Creating a single garment takes a minimum of eight hours, and involves laser cutting the fabric before folding it into hundreds of modules, and finally sewing the modules together by hand. The resulting dimensionality brought to the garment is reminiscent of some of the work of celebrated Japanese designers such as Junya Watanabe, but the approach is his own. Neigum's collections also include garments constructed using a single sheet of paper for a pattern. Italian designer Massimo Vignelli, who works in packaging design, was a key inspiration of Neigum's for the last two seasons. Instead of folding a single piece of cardboard to form a box, Neigum folds a single piece of fabric to create a garment.

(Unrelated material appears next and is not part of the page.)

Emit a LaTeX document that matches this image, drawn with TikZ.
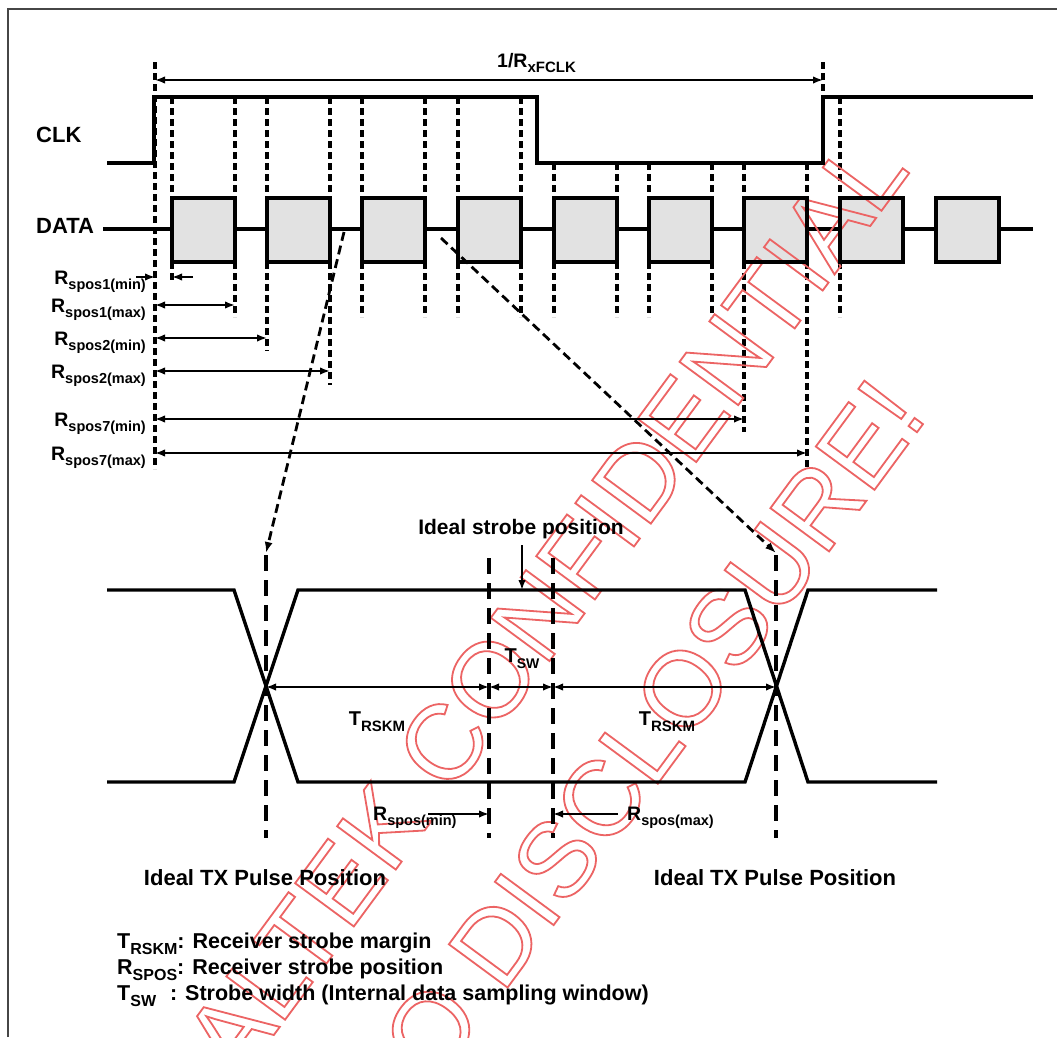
\documentclass[tikz,border=0pt]{standalone}
\usepackage{fontspec}
\setmainfont{Liberation Sans}
\usetikzlibrary{arrows.meta}
\newcommand\fsz[1]{\fontsize{#1}{#1}\selectfont}
\newcommand\sbs[2]{\raisebox{-0.3em}{\fsz{#1}#2}}
\newcommand\outlineon{\special{pdf:literal direct 1 Tr 1.8 w}}
\newcommand\outlineoff{\special{pdf:literal direct 0 Tr}}
\definecolor{boxgray}{RGB}{226,226,226}
\definecolor{wmred}{RGB}{236,100,100}
\definecolor{framegray}{RGB}{70,70,70}
\begin{document}
\begin{tikzpicture}[x=1pt,y=-1pt,
  wave/.style={line width=3.4pt},
  vdash/.style={line width=3.2pt, dash pattern=on 7pt off 4pt},
  ldash/.style={line width=3.2pt, dash pattern=on 16pt off 9pt},
  ddash/.style={line width=2.8pt, dash pattern=on 9pt off 5pt, -{Latex[length=11pt,width=8pt]}},
  dimarr/.style={line width=1.8pt, {Latex[length=10pt,width=7.5pt]}-{Latex[length=10pt,width=7.5pt]}},
  onearr/.style={line width=1.8pt, -{Latex[length=10pt,width=7.5pt]}},
  lbl/.style={inner sep=0pt, font=\bfseries\fsz{19.5}},
  biglbl/.style={inner sep=0pt, font=\bfseries\fsz{21.5}},
  wm/.style={inner sep=0pt, align=center, rotate=53.6, font={\fontsize{106}{160}\selectfont}},
  boxfill/.style={fill=boxgray, minimum width=63pt, minimum height=64pt, inner sep=0pt},
  boxline/.style={draw, line width=3.4pt, minimum width=63pt, minimum height=64pt, inner sep=0pt},
]
% page
\fill[white] (0,0) rectangle (1057,1037);
\useasboundingbox (0,0) rectangle (1057,1037);

% frame
\draw[framegray, line width=1.5pt] (8,1037) -- (8,9) -- (1057,9);

% ---------- upper timing ----------
\coordinate (p0) at (155,62);
\coordinate (p0b) at (155,469);
\coordinate (q0) at (823,62);
\coordinate (q0b) at (823,100);
\draw[vdash] (p0) -- (p0b);
\draw[vdash] (q0) -- (q0b);
\foreach \x/\t/\e [count=\i] in {172/97/283, 235/97/317, 267/97/351, 330/97/385, 362/97/317,
   425/97/317, 458/97/317, 521/97/317, 554/163/317, 617/163/317, 649/163/317, 712/163/317,
   744/163/432, 807/163/468, 840/97/317}
{
  \coordinate (e\i t) at (\x,\t);
  \coordinate (e\i b) at (\x,\e);
  \draw[vdash] (e\i t) -- (e\i b);
}

% DATA line and box fills
\coordinate (ds) at (103,229);
\coordinate (de) at (1033,229);
\draw[wave] (ds) -- (de);
\foreach \x [count=\i] in {172,267,362,458,554,649,744,840,936}
  \node[boxfill] (bf\i) at (\x+31.5,230) {};

% watermark (outlined text)
\coordinate (wmc) at (566,712);
\node[wm, text=wmred] (wmt) at (wmc) {\outlineon REALTEK CONFIDENTIAL\\NO DISCLOSURE!\outlineoff};

% box outlines
\foreach \x [count=\i] in {172,267,362,458,554,649,744,840,936}
  \node[boxline] (b\i) at (\x+31.5,230) {};

% CLK
\draw[wave] (107,163) -- (154,163) -- (154,97) -- (537,97) -- (537,163) -- (823,163) -- (823,97) -- (1033,97);

\node[biglbl, font=\bfseries\fsz{22}, anchor=base west] (clk) at (36,142) {CLK};
\node[biglbl, font=\bfseries\fsz{22}, anchor=base west] (data) at (36,233) {DATA};

% period
\coordinate (perA) at (155,80);
\coordinate (perB) at (823,80);
\draw[dimarr] (perA) -- (perB);
\node[lbl, anchor=base west] (per) at (497,67) {1/R\sbs{15}{xFCLK}};

% Rspos rows
\node[lbl, anchor=base east] (r1n) at (146,284) {R\sbs{14.5}{spos1(min)}};
\node[lbl, anchor=base east] (r1x) at (146,312) {R\sbs{14.5}{spos1(max)}};
\node[lbl, anchor=base east] (r2n) at (146,345) {R\sbs{14.5}{spos2(min)}};
\node[lbl, anchor=base east] (r2x) at (146,378) {R\sbs{14.5}{spos2(max)}};
\node[lbl, anchor=base east] (r7n) at (146,426) {R\sbs{14.5}{spos7(min)}};
\node[lbl, anchor=base east] (r7x) at (146,460) {R\sbs{14.5}{spos7(max)}};

\coordinate (a1s) at (136,277);
\coordinate (a1e) at (155,277);
\coordinate (a2s) at (193,277);
\coordinate (a2e) at (172,277);
\draw[onearr] (a1s) -- (a1e);
\draw[onearr] (a2s) -- (a2e);
\draw[dimarr] (155,305) -- (e2b |- 0,305);
\draw[dimarr] (155,338) -- (e3b |- 0,338);
\draw[dimarr] (155,371) -- (e4b |- 0,371);
\draw[dimarr] (155,419) -- (e13b |- 0,419);
\draw[dimarr] (155,453) -- (e14b |- 0,453);

% zoom lines
\coordinate (zl1) at (344,232);
\coordinate (zl2) at (266,553);
\coordinate (zr1) at (441,238);
\coordinate (zr2) at (776,553);
\draw[ddash] (zl1) -- (zl2);
\draw[ddash] (zr1) -- (zr2);

% ---------- lower eye diagram ----------
\draw[wave] (107,590) -- (234,590) -- (298,782) -- (745,782) -- (808,590) -- (937,590);
\draw[wave] (107,782) -- (234,782) -- (298,590) -- (745,590) -- (808,782) -- (937,782);

\coordinate (txl) at (266,555);
\coordinate (txlb) at (266,838);
\coordinate (txr) at (776,555);
\coordinate (txrb) at (776,838);
\coordinate (sa) at (489,558);
\coordinate (sab) at (489,838);
\coordinate (sb) at (553,558);
\coordinate (sbb) at (553,838);
\draw[ldash] (txl) -- (txlb);
\draw[ldash] (txr) -- (txrb);
\draw[ldash] (sa) -- (sab);
\draw[ldash] (sb) -- (sbb);

\node[biglbl, font=\bfseries\fsz{21}, anchor=base] (isp) at (521,534) {Ideal strobe position};
\coordinate (ispA) at (522,545);
\coordinate (ispB) at (522,590);
\draw[onearr] (ispA) -- (ispB);

\coordinate (m1) at (266,687);
\coordinate (m2) at (489,687);
\coordinate (m3) at (553,687);
\coordinate (m4) at (776,687);
\draw[dimarr] (m1) -- (m2);
\draw[dimarr] (m2) -- (m3);
\draw[dimarr] (m3) -- (m4);

\node[lbl, font=\bfseries\fsz{20}, anchor=base] (tsw) at (522,662) {T\sbs{14}{SW}};
\node[lbl, font=\bfseries\fsz{20}, anchor=base] (tr1) at (377,725) {T\sbs{15}{RSKM}};
\node[lbl, font=\bfseries\fsz{20}, anchor=base] (tr2) at (667,725) {T\sbs{15}{RSKM}};

\node[lbl, anchor=base west] (rmin) at (373,820) {R\sbs{14.5}{spos(min)}};
\node[lbl, anchor=base west] (rmax) at (627,820) {R\sbs{14.5}{spos(max)}};
\coordinate (rminA) at (428,814);
\coordinate (rminB) at (489,814);
\coordinate (rmaxA) at (618,814);
\coordinate (rmaxB) at (553,814);
\draw[onearr] (rminA) -- (rminB);
\draw[onearr] (rmaxA) -- (rmaxB);

\node[biglbl, font=\bfseries\fsz{22}, anchor=base] (itx1) at (265,885) {Ideal TX Pulse Position};
\node[biglbl, font=\bfseries\fsz{22}, anchor=base] (itx2) at (775,885) {Ideal TX Pulse Position};

% legend
\node[biglbl, anchor=base west] (lg1) at (117,948) {T\sbs{16}{RSKM}: Receiver strobe margin};
\node[biglbl, anchor=base west] (lg2) at (117,974) {R\sbs{16}{SPOS}: Receiver strobe position};
\node[biglbl, anchor=base west] (lg3) at (117,1000) {T\sbs{16}{SW}\hspace{14pt}: Strobe width (Internal data sampling window)};
\end{tikzpicture}
\end{document}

For this month’s Spotlight, Neigum has designed a custom BoF logo that incorporates his signature modular origami. The “O” is comprised of 18 identical modules, which are woven together and hand sewn in place.
Source: Sid Neigum for BoF
Retailers have taken notice. The line is carried by Jonathan+Olivia in Toronto, ØDD in New York, Des Kohan in Los Angeles and Eizenstien in London. Historically, Canadian department stores are slow to embrace home-grown talent. As a result, arguably, Neigum’s crowning achievement to date is securing prime floor space in The Room at Hudson’s Bay in Toronto. “Women who are buying into big European brands like Alaïa are also buying into Sid’s collection,” says Nicholas Mellamphy, buying director at The Room. “When a consumer has the ability to buy anyone but buys someone new, it shows that the designer has the ability to penetrate the market.”
Looking to the future, Neigum is focused on scaling his manufacturing and growing his retail presence. He also dreams of having a research lab to develop and test his ideas. “Myself, an engineer, an industrial designer, an architect — people that have the technical skills and know-how, and together, we’d go nuts.”